I was inspired by Chris Okasaki’s blog article about mandatory indentation. Not that indentation could be made mandatory in Erlang – it would break way too much code – but the idea of inserting indentation tokens in the token stream did seem simple enough, that I at least had to try it.

I made a copy of erl_scan.erl (named erl_scan_ind.erl) and made it figure out indentation tokens. Then I added to the Erlang grammar in erl_parse.yrl. All the old rules remain, but some new rules were added to account for indentation tokens. For example:


clause_body -> '->' exprs: '$2'

becomes:


clause_body -> '->' exprs: '$2'
clause_body -> '->' 'IN' exprs 'OUT' : '$3'.

The indentation tokens I used were:

  • ‘IN’ for indent
  • ‘OUT’ for outdent (one for each matching indent)
  • ‘ALIGN’ for when the next line keeps the same indentation
  • ‘END’ when indentation goes back to zero

So a sequence of expressions could be written without commas, based on the following rule:


exprs -> expr : ['$1'].
exprs -> expr ',' exprs : ['$1' | '$3'].
exprs -> expr 'ALIGN' exprs : ['$1' | '$3'].
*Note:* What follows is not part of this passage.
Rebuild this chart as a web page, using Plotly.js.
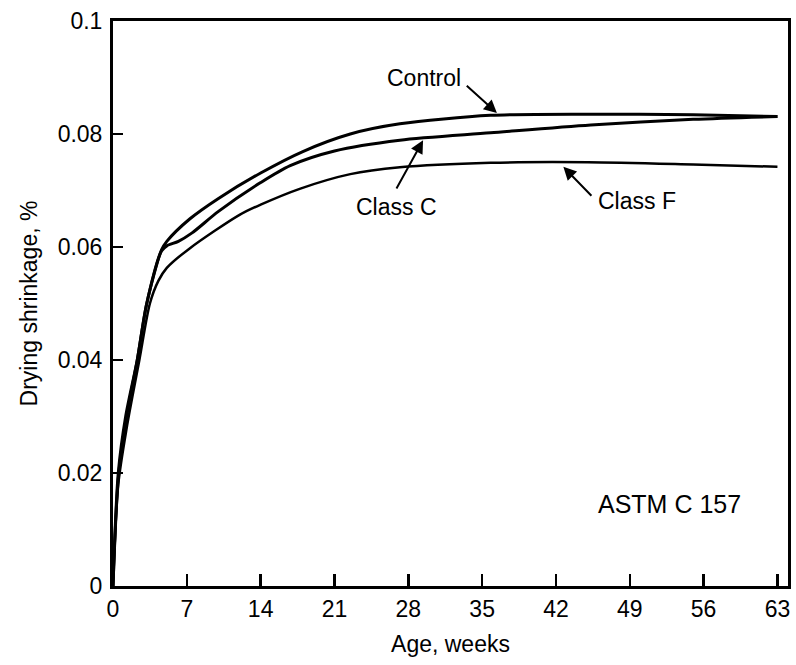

My test program, which I was eventually able to compile, looked like this:

-module(test).

-compile(export_all).
-scan(indentation).

f(X) ->
    X+2
.

g(X) ->
    X+4
.

h(X) ->
    Y = case X of
          a ->
            {a}
          b ->
            {b}
    end
    Y
.

(Note especially that the final ‘end’ must be aligned with the Y, rather than the ‘case’. Perhaps this could be avoided…?)

The ending dots don’t have to be on their own line. Getting rid of them was too hard for me, since ‘dot’ is the end token for the Erlang grammar.

The -scan(indentation). attribute tells epp to switch to the indentation-sensitive scanner. -scan(normal). tells it to switch to the normal scanner.

I soon realised that I had to normalize the indentation tokens at the end of the scan. A few oddities were introduced, like inserting an ‘OUT’ token before each dot (and corresponding additions to the grammar). But for the most part, the additions to the grammar seemed fairly logical. The parser seems to handle all the old code, even though I should perhaps try recompiling the whole OTP source tree before making such a claim.

The code (based on OTP R12B-1) can be found at http://svn.ulf.wiger.net/indent/trunk

The grammar is still contaminated with some debug statements, which allowed me to print the productions as they were identified. They should of course be removed eventually.

I’m not convinced that this is really a good idea, but at least I had fun doing it.